Судьба Нового человека.Репрезентация и реконструкция маскулинности в советской визуальной культуре, 1945–1965 | страница 25



Некоторые ветераны пытались сохранить свое «окопное братство», встречаясь с товарищами в студенческих общежитиях, кафе и забегаловках, получивших нарицательное название «Голубой Дунай» [60], но их усилия подрывались официальным советским дискурсом и утверждением довоенной власти. По меткому выражению Марка Эделе, «цель [государства] заключалась в том, чтобы ветераны как можно быстрее перестали быть отдельной группой общества» [61]. Развенчание социальной идентичности ветерана было связано с нормализацией и опасением, что некая организованная группа фронтовиков может потенциально бросить вызов режиму как метафорически — в качестве группы, больше остальных претендующей на звание героев советской победы, так и практически — в качестве людей, обладающих мощной военной подготовкой.

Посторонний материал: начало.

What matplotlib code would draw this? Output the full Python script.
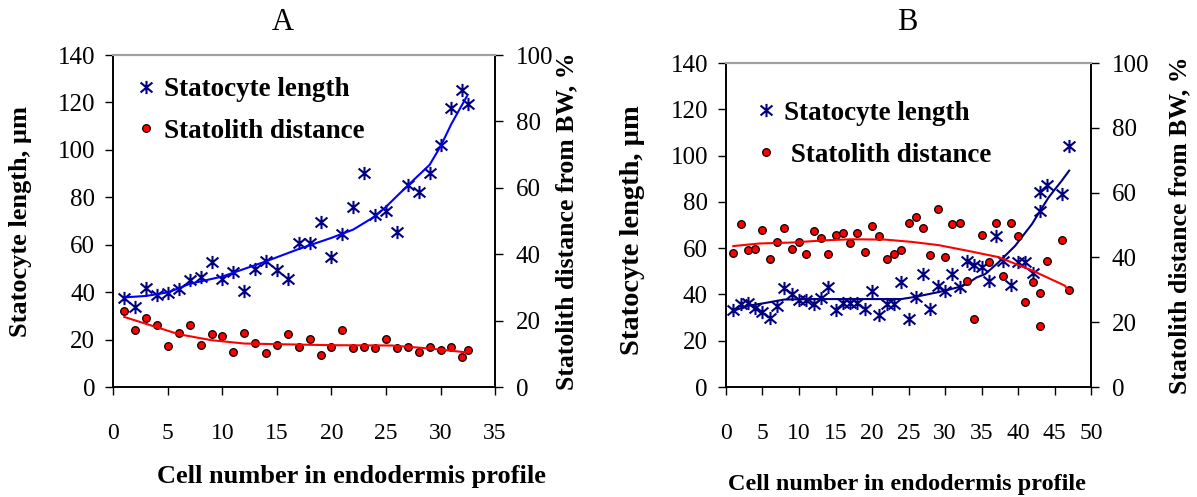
import matplotlib
matplotlib.use('Agg')
import matplotlib.pyplot as plt
from matplotlib.path import Path

# ---- panel A data ----
a_cells = [1, 2, 3, 4, 5, 6, 7, 8, 9, 10, 11, 12, 13, 14, 15, 16, 17, 18, 19, 20,
           21, 22, 23, 24, 25, 26, 27, 28, 29, 30, 31, 32, 32.5]
a_length = [37.5, 33.7, 41.7, 38.6, 39.6, 41.3, 45.2, 46.6, 52.6, 45.7, 48.6, 40.6,
            49.9, 53.0, 49.5, 45.5, 60.7, 60.7, 69.6, 54.7, 64.7, 75.8, 90.1, 72.7,
            74.1, 65.3, 85.1, 82.3, 90.1, 101.9, 117.5, 125.3, 119.2]
a_dist = [22.9, 17.1, 20.8, 18.7, 12.4, 16.4, 18.7, 12.8, 15.9, 15.4, 10.6, 16.4,
          13.2, 10.1, 12.8, 15.9, 12.2, 14.4, 9.6, 12.2, 17.1, 11.7, 12.2, 11.7,
          14.4, 11.7, 12.2, 10.6, 12.2, 11.2, 12.2, 9.1, 11.2]
# trend lines
a_len_trend_x = [1, 3, 5, 7, 10, 12, 14, 17, 20, 22, 24, 25, 27, 29, 30, 31, 32.4]
a_len_trend_y = [37.8, 38.4, 39.9, 43.5, 46.6, 49.8, 53.0, 58.2, 62.9, 66.4, 72.0,
                 76.0, 85.0, 93.7, 101.5, 111.0, 122.5]
a_dist_trend_x = [1, 3.6, 6, 9, 12, 15, 20, 25.5, 29, 32.5]
a_dist_trend_y = [21.1, 18.4, 15.9, 14.1, 13.1, 12.9, 12.6, 12.5, 11.6, 10.4]

# ---- panel B data ----
b_cells = list(range(1, 43)) + [43, 43, 44, 46, 47]
b_length = [33.2, 35.8, 36.1, 34.3, 32.2, 29.7, 34.8, 42.7, 40.1, 37.5, 37.5, 35.8,
            38.4, 43.4, 33.2, 36.1, 36.1, 36.1, 33.6, 41.6, 31.2, 35.8, 35.8, 45.2,
            29.6, 38.7, 48.8, 33.9, 43.7, 41.6, 48.8, 43.4, 54.5, 52.8, 51.9, 45.9,
            65.1, 54.5, 44.0, 54.1, 54.1, 49.2, 76.0, 84.2, 87.3, 83.5, 104.3]
b_dist = [41.5, 50.2, 42.2, 42.6, 48.6, 39.5, 44.8, 49.1, 42.7, 44.8, 41.2, 48.0,
          45.9, 41.2, 47.0, 47.5, 44.3, 47.5, 41.6, 49.7, 46.5, 39.5, 41.2, 42.2,
          50.7, 52.4, 49.1, 40.6, 54.9, 40.1, 50.3, 50.7, 32.7, 20.9, 47.0, 38.5,
          50.7, 34.2, 50.7, 46.5, 26.3, 32.4, 28.9, 18.8, 39.0, 45.3, 29.9]
b_len_trend_x = [1, 3, 5, 8, 12, 18, 24, 26, 28, 30, 32, 33, 34.3, 35.5, 37.3,
                 39.6, 41.9, 44.2, 46, 47]
b_len_trend_y = [32.9, 35.1, 36.1, 37.8, 38.0, 38.0, 38.0, 39.0, 40.3, 41.6, 43.3,
                 44.5, 47.3, 48.8, 53.8, 61.0, 70.4, 82.0, 89.2, 93.5]
b_dist_trend_x = [1, 4.6, 9.1, 13.7, 17.1, 21.8, 25.4, 29.1, 33.2, 37.3, 41.9,
                  46.4, 46.9]
b_dist_trend_y = [43.5, 44.3, 44.6, 45.3, 45.6, 45.5, 44.8, 43.8, 42.0, 40.1, 36.0,
                  31.3, 29.8]

plt.rcParams['font.family'] = ['Liberation Serif', 'DejaVu Serif']

# Excel-like asterisk marker
star = Path([(0, -1), (0, 1), (-0.9, -0.75), (0.9, 0.75), (-0.9, 0.75), (0.9, -0.75)],
            [Path.MOVETO, Path.LINETO] * 3)
NAVY = '#000080'
LEG = {'size': 19.5, 'weight': 'bold'}


def style_axes(ax, ax2, xmax):
	ax.set_xlim(0, xmax)
	ax.set_ylim(0, 140)
	ax2.set_ylim(0, 100)
	ax.set_yticks(range(0, 141, 20))
	ax2.set_yticks(range(0, 101, 20))
	ax.set_xticks(range(0, xmax + 1, 5))
	for a in (ax, ax2):
		for s in ('left', 'right', 'bottom'):
			a.spines[s].set_linewidth(1.2)
		a.spines['top'].set_color('#a0a0a0')
		a.spines['top'].set_linewidth(1.5)
	ax.tick_params(axis='y', direction='out', length=6, width=1, labelsize=18, pad=7)
	ax.tick_params(axis='x', direction='out', length=6, width=1, labelsize=17, pad=20)
	ax2.tick_params(axis='y', direction='out', length=6, width=1, labelsize=18, pad=9)


fig = plt.figure(figsize=(11.97, 4.97), dpi=100)

# ---------- A ----------
axA = fig.add_axes([0.0947, 0.2213, 0.3189, 0.668])
axA2 = axA.twinx()
hA1, = axA.plot(a_cells, a_length, linestyle='none', marker=star, markersize=9.5,
                markerfacecolor='none', markeredgecolor=NAVY, markeredgewidth=1.5)
axA.plot(a_len_trend_x, a_len_trend_y, color='#0000FF', lw=1.5)
hA2, = axA2.plot(a_cells, a_dist, linestyle='none', marker='o', markersize=5.5,
                 markerfacecolor='red', markeredgecolor='black', markeredgewidth=0.9)
axA2.plot(a_dist_trend_x, a_dist_trend_y, color='red', lw=1.5)
style_axes(axA, axA2, 35)
axA.set_ylabel('Statocyte length, µm', fontsize=19, fontweight='bold')
axA.yaxis.set_label_coords(-0.213, 0.5)
axA2.set_ylabel('Statolith distance from BW, %', fontsize=18.5, fontweight='bold',
                rotation=90)
axA2.yaxis.set_label_coords(1.157, 0.5)
axA.set_xlabel('Cell number in endodermis profile', fontsize=19, fontweight='bold')
axA.xaxis.set_label_coords(0.625, -0.235)
axA2.legend([hA1, hA2], ['Statocyte length', 'Statolith distance'], loc='upper left',
            bbox_to_anchor=(0.022, 0.966), frameon=False, numpoints=1,
            handlelength=1, handletextpad=0.15, labelspacing=0.62,
            borderaxespad=0, prop=LEG)
fig.text(283 / 1197, 1 - 22 / 497, 'A', fontsize=22, ha='center', va='center')

# ---------- B ----------
axB = fig.add_axes([0.6065, 0.2213, 0.305, 0.6519])
axB2 = axB.twinx()
hB1, = axB.plot(b_cells, b_length, linestyle='none', marker=star, markersize=9.5,
                markerfacecolor='none', markeredgecolor=NAVY, markeredgewidth=1.5)
axB.plot(b_len_trend_x, b_len_trend_y, color=NAVY, lw=1.5)
hB2, = axB2.plot(b_cells, b_dist, linestyle='none', marker='o', markersize=5.5,
                 markerfacecolor='red', markeredgecolor='black', markeredgewidth=0.9)
axB2.plot(b_dist_trend_x, b_dist_trend_y, color='red', lw=1.5)
style_axes(axB, axB2, 50)
axB.set_ylabel('Statocyte length, µm', fontsize=20.5, fontweight='bold')
axB.yaxis.set_label_coords(-0.222, 0.485)
axB2.set_ylabel('Statolith distance from BW, %', fontsize=18.5, fontweight='bold',
                rotation=90)
axB2.yaxis.set_label_coords(1.211, 0.5)
axB.set_xlabel('Cell number in endodermis profile', fontsize=17.5, fontweight='bold')
axB.xaxis.set_label_coords(0.496, -0.27)
axB2.legend([hB1, hB2], ['Statocyte length', ' Statolith distance'], loc='upper left',
            bbox_to_anchor=(0.043, 0.917), frameon=False, numpoints=1,
            handlelength=1, handletextpad=0.15, labelspacing=0.62,
            borderaxespad=0, prop=LEG)
fig.text(907 / 1197, 1 - 22 / 497, 'B', fontsize=22, ha='center', va='center')

fig.savefig('out.png', dpi=100)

Сама идея, что ветеран представляет собой возможную угрозу социальной стабильности, не была исключительно советской или даже исключительно модерновой. По самой своей природе ветеран — это пороговая фигура, которая находится по обе стороны границы между войной и миром, насилием и цивилизацией. Он провел определенное время за рамками социальных норм и, вероятно, предпринимал действия невероятного насилия во имя спасения своей страны или самосохранения. Иными словами, ветеран «сформирован и отшлифован войной, он лишен любых социальных излишеств» [62]. Однако, как утверждали и Эделе, и Елена Зубкова в своей новаторской работе о послевоенном советском обществе, имелось множество причин, почему эта угроза так никогда и не превратилась в серьезный вызов советской элите — по их мнению, главным образом этому способствовала освободительная и патриотическая природа победы. Тем не менее показательно, что значительную часть арестованных в 1945–1953 годах по печально известной 58‐й статье за «антисоветскую» деятельность составляли именно ветераны [63]. Помимо реалий реинтеграции ветерана и его места в любом конкретном обществе, художественная репрезентация военного времени в мирное сталкивает современников с довольно любопытной дилеммой: возможно ли вообще изображать этих людей осуществляющими акты насилия, каким бы стилизованным, скрытым или оправданным оно ни было, если предполагается, что тем же самым лицам вновь предстоит стать цивилизованными людьми в цивилизованном обществе? Образы советской визуальной культуры, появившиеся примерно в первое послевоенное десятилетие, определенно несут некую внутреннюю напряженность, прославляя военного героя в открыто милитаристской манере сразу после окончания войны. Впрочем, одновременно следует принимать в расчет и некоторые другие, более масштабные социальные и политические процессы, имевшие место после 1945 года, которые также могли сказаться на том, как культура в целом осваивала тему войны.